6 Reviewing: Die überarbeiten Inhalte zum Lerngegenstand werden wiederum vorgestellt und im besten Fall in einen konstruktiv kritischen Dialog integriert.

Communication types:

Es existieren verschiedene Formen der Kommunikation. Oft ist unser Kommunikationsverhalten an persönliche Vorlieben oder etablierten Mustern gebunden. Ich möchte mich in meiner Betrachtung auf zwei Kommunikationsformen beschränken. Kommunikation ist in Lernprozessen essentiell, weil Interaktionen Feedbackprozesse  und einen gemeinschaftlichen Konsens ermöglichen.

  • Synchron: Synchrone Kommunikation ist dadurch gekennzeichnet, dass sie in Echtzeit zwischen den Teilnehmenden stattfindet.
  • Asynchron: Asynchrone Kommunikation findet zeitlich versetzt statt.

Types of interactions:

In dieser Kategorie werden die verschiedenen Formen der Zusammenarbeit berücksichtigt.

  • Individual: Es findet keine konkrete Zusammenarbeit mit anderen statt.
  • Partizipative: Eine Aufgabe wird in unterschiedliche Teilaufgaben gegliedert, für die jeweils unterschiedliche Zuständigkeiten der Bearbeitung festgelegt werden.
  • Collaborative: Die Beteiligten arbeiten zusammen an einer Aufgabe ohne feste Grenzen, bspw. in Form von Teilaufgaben, festzulegen. Die Teilnehmenden beteiligen sich aufgrund ihrer Ressourcen und Interessen an dem Lernprozess.

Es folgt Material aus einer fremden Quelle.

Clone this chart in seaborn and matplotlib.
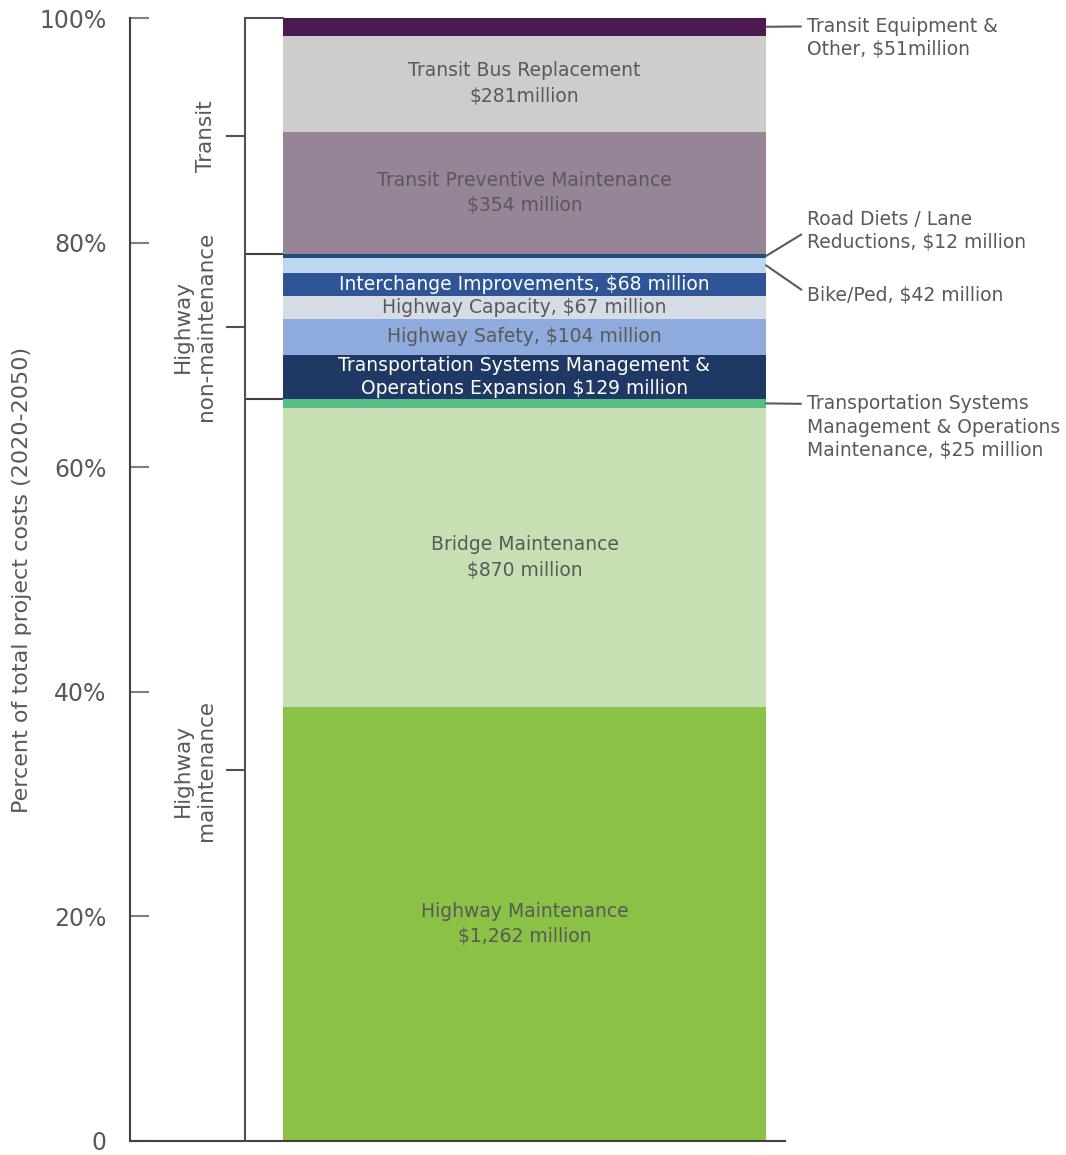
import numpy as np
import pandas as pd
import matplotlib
matplotlib.use("Agg")
import matplotlib.pyplot as plt
import seaborn as sns

# segments from bottom to top, values in $ million (2020-2050)
categories = [
    "Highway Maintenance", "Bridge Maintenance", "TSMO Maintenance",
    "TSMO Expansion", "Highway Safety", "Highway Capacity",
    "Interchange Improvements", "Bike/Ped", "Road Diets / Lane Reductions",
    "Transit Preventive Maintenance", "Transit Bus Replacement",
    "Transit Equipment & Other",
]
values = [1262, 870, 25, 129, 104, 67, 68, 42, 12, 354, 281, 51]
groups = ["Highway\nmaintenance"] * 3 + ["Highway\nnon-maintenance"] * 6 + ["Transit"] * 3
labels = [
    "Highway Maintenance\n$1,262 million",
    "Bridge Maintenance\n$870 million",
    "Transportation Systems\nManagement & Operations\nMaintenance, $25 million",
    "Transportation Systems Management &\nOperations Expansion $129 million",
    "Highway Safety, $104 million",
    "Highway Capacity, $67 million",
    "Interchange Improvements, $68 million",
    "Bike/Ped, $42 million",
    "Road Diets / Lane\nReductions, $12 million",
    "Transit Preventive Maintenance\n$354 million",
    "Transit Bus Replacement\n$281million",
    "Transit Equipment &\nOther, $51million",
]
colors = ["#8BC145", "#C6E0B4", "#58BC86", "#1F3864", "#8FAADC", "#D6DCE5",
          "#2F5597", "#BDD7EE", "#1F4E79", "#978497", "#CFCDCB", "#4B1A51"]
text_colors = ["#595959"] * 12
text_colors[3] = "white"
text_colors[6] = "white"
# labels placed outside the bar: index -> (dy in points, relpos y)
outside = {2: (-17, 0.85), 7: (-22, 0.62), 8: (18, 0.5), 11: (-8, 0.77)}

df = pd.DataFrame({"category": categories, "value": values, "group": groups})
df["pct"] = df["value"] / df["value"].sum() * 100
df["top"] = df["pct"].cumsum()
df["bottom"] = df["top"] - df["pct"]
df["mid"] = (df["top"] + df["bottom"]) / 2

sns.set_style("white")
plt.rcParams["font.family"] = ["DejaVu Sans"]
grey = "#595959"

W, H = 1066, 1155
fig = plt.figure(figsize=(W / 100, H / 100), dpi=100)
# main axis: left spine at x=130px, bottom at y=1141px, top (100%) at y=18px
ax = fig.add_axes([130 / W, (H - 1141) / H, (785 - 130) / W, (1141 - 18) / H])

# stacked bar: draw cumulative totals from the top down so smaller ones cover
for i in reversed(range(len(df))):
    sns.barplot(x=["all"], y=[df["top"][i]], color=colors[i], saturation=1,
                width=0.8, linewidth=0, ax=ax)

# put the bar between 283px and 766px
L = 655 * 0.8 / 483
x0 = -(524.5 - 130) / 655 * L
ax.set_xlim(x0, x0 + L)
ax.set_ylim(0, 100)

for i, row in df.iterrows():
    if i in outside:
        dy, rel = outside[i]
        ax.annotate(labels[i], xy=(0.4, row["mid"]), xytext=(29.5, dy),
                    textcoords="offset points", ha="left", va="center",
                    fontsize=13.5, color=grey, annotation_clip=False,
                    linespacing=1.3,
                    arrowprops=dict(arrowstyle="-", color=grey, lw=1.5,
                                    relpos=(0, rel), shrinkA=2, shrinkB=0))
    else:
        two_line = "\n" in labels[i] and text_colors[i] != "white"
        ax.text(0, row["mid"], labels[i], ha="center", va="center",
                fontsize=13.5, color=text_colors[i],
                linespacing=1.45 if two_line else 1.25)

sns.despine(ax=ax, top=True, right=True)
ax.spines["left"].set_color("#404040")
ax.spines["bottom"].set_color("#404040")
ax.spines["left"].set_linewidth(1.5)
ax.spines["bottom"].set_linewidth(1.5)
ax.set_yticks([0, 20, 40, 60, 80, 100])
ax.set_yticklabels(["0", "20%", "40%", "60%", "80%", "100%"])
ax.tick_params(axis="y", direction="in", length=14, width=1.5, color="#7F7F7F",
               labelsize=17, labelcolor=grey, pad=17, left=True)
ax.set_xticks([])
ax.set_xlabel("")
ax.set_ylabel("Percent of total project costs (2020-2050)", fontsize=16,
              color=grey, labelpad=5)

# group bracket between the axis and the bar
g = df.groupby("group", sort=False).agg(lo=("bottom", "min"), hi=("top", "max"))
g["center"] = (g["lo"] + g["hi"]) / 2
ax2 = fig.add_axes([245 / W, (H - 1141) / H, (283 - 245) / W, (1141 - 18) / H])
ax2.patch.set_alpha(0)
ax2.set_xlim(0, 1)
ax2.set_ylim(0, 100)
for s in ["right", "bottom"]:
    ax2.spines[s].set_visible(False)
for s in ["left", "top"]:
    ax2.spines[s].set_color("#505050")
    ax2.spines[s].set_linewidth(1.5)
for b in g["hi"].iloc[:-1]:
    ax2.axhline(b, color="#404040", lw=1.5)
ax2.set_xticks([])
ax2.set_yticks(g["center"])
ax2.set_yticklabels(g.index, rotation=90, va="center", ha="right",
                    multialignment="center", linespacing=1.2)
ax2.tick_params(axis="y", direction="out", length=14, width=1.5, color="#505050",
                labelsize=15.5, labelcolor=grey, pad=7, left=True)

fig.savefig("out.png", dpi=100)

Expression of self-efficacy:

Mit dem Ausdruck „Expression of self-efficacy“ verbinde ich den Aspekt, die eigene Selbstwirksamkeit zu fördern und damit das Vertrauen in sich selbst zu stärken, um eine Handlung erfolgreich ausführen zu können. Selbstwirksamkeit ist daher eng mit dem Begriff des Selbstbewusstseins verbunden. Eine hohe Ausprägung an Selbstwirksamkeit äußert sich darin, dass Lernende an ihre eigenen Kompetenzen glauben. Ist hingegen die Selbstwirksamkeit der Lernenden gering ausgeprägt, so glauben diese, dass äußere Strukturen (Schicksal, andere Menschen etc.) ihre Handlungen bestimmen.

3. Impulse, die meine Gedanken beeinflusst haben

Die Formulierung der vier verschiedenen Kriterien orientieren sich u.a. an:Der Transactional Distance Theory (TD) von Moore (1993): Moore’s Motivation bestand darin ein Model anzubieten, mit dem die Herausforderung der physischen Trennung begegnet werden kann. Er definiert daraufhin drei Schlüsselkomponenten, die im Kontext einer erfolgreichen Fernlehre berücksichtigt werden sollten: die Struktur des Lehrprogramms, den Dialog zwischen den Lernenden und den Lehrenden, als auch den Lehrenden und Lernenden untereinander und Autonomie der Lernenden.

Einfach ausgedrückt, je weniger Lehrende direkt mit Lernenden interagieren, desto mehr Autonomie ist den Lernenden zuzugestehen und desto strukturierter sollte das Curriculum sein.

Die Formulierung der Selbstwirksamkeit orientiert sich an Alberto Bandura (1993).